May I present to you the humble vacuum pump:

Credit: Ideal Vacuum
We chemists tend to not give them much thought, which is a shame seeing in that we work with them daily. Much of our work depends on being able to lower the pressure of a system for whatever reason. Want to evaporate solvent? Your membrane diaphragm pump has your back. Want to distill an irritatingly high-boiling off-yellow mixture to your pristine colorless product? Look no further than your trusty rotary vane pump. Need to shoot your compound onto a mass spec? The instrument’s turbo pump creates the ultra high vacuum environment required for accurate analysis.
I could go on.
Despite the ubiquity and utility of vacuum pumps in the chemistry lab, the trend I’ve noticed is that most workaday chemists know little to nothing about how they work and how to take care of them.

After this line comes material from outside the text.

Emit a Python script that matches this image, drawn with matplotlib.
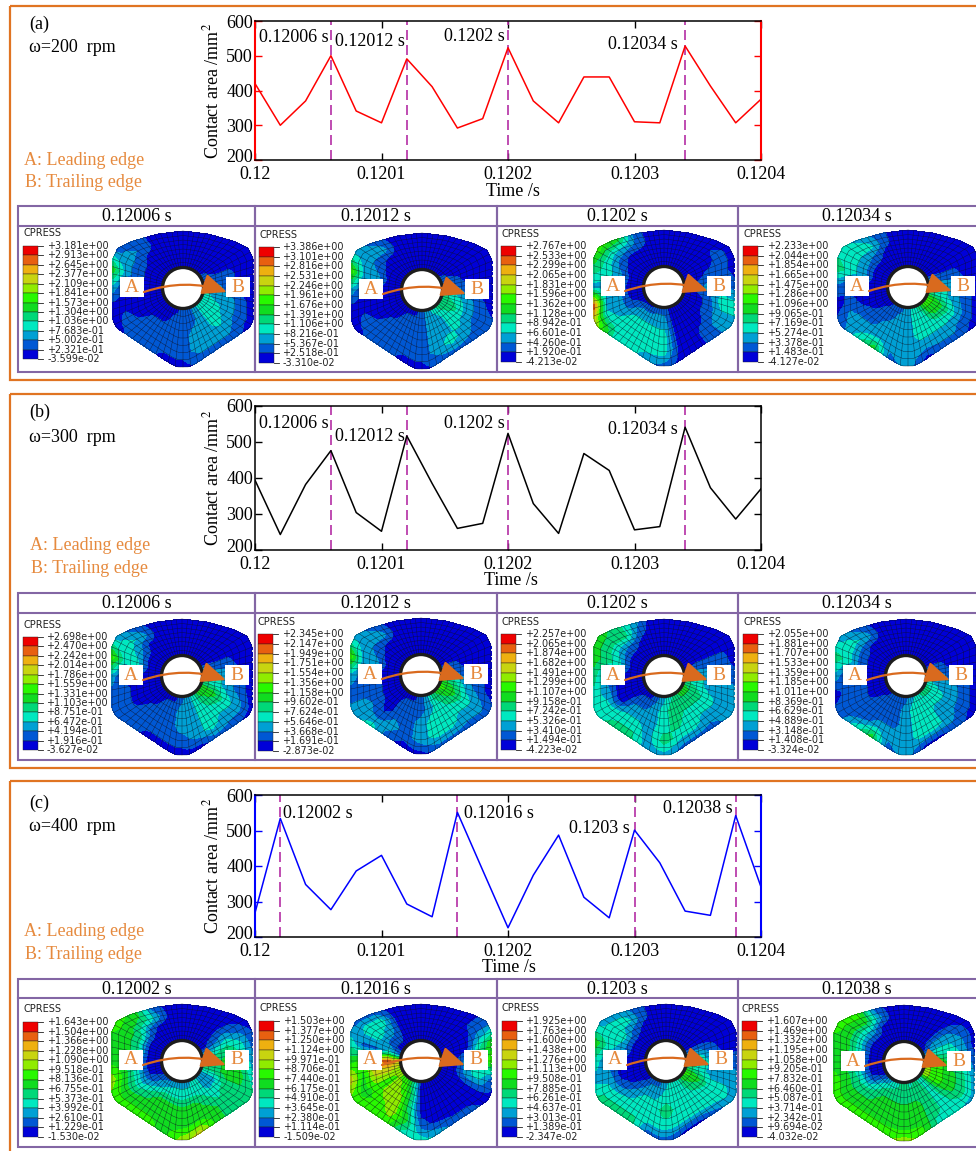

![[Screaming Internally]](https://unemployedchemist.files.wordpress.com/2017/02/519b3-fightonresearchscientistsdocumentproblemswithascendingac.jpg?w=584&h=848)
“Steve, this says the last time you changed the pump oil was April 2014.”
Vacuum Pumps 101
- Introduction to vacuum pump types: How to tell a rotary vane from a diaphragm pump
- When to use a vapor trap: Always
- Oil changes: Coors Lite = good, Guinness = bad
- Handling acid vapors: How to destroy a pump
- Quiz: What is that sound?
- Gas ballast use: Why is my pump oil in two phases?
- Lab practical: Why are there leftover screws?
So maybe it’s seminar series or a 2-credit class. Upon completion, students are given a license to use rotary vane pumps. The lab practical will be graded pass/fail, with failing students relegated to using old rotary evaporator diaphragm pumps.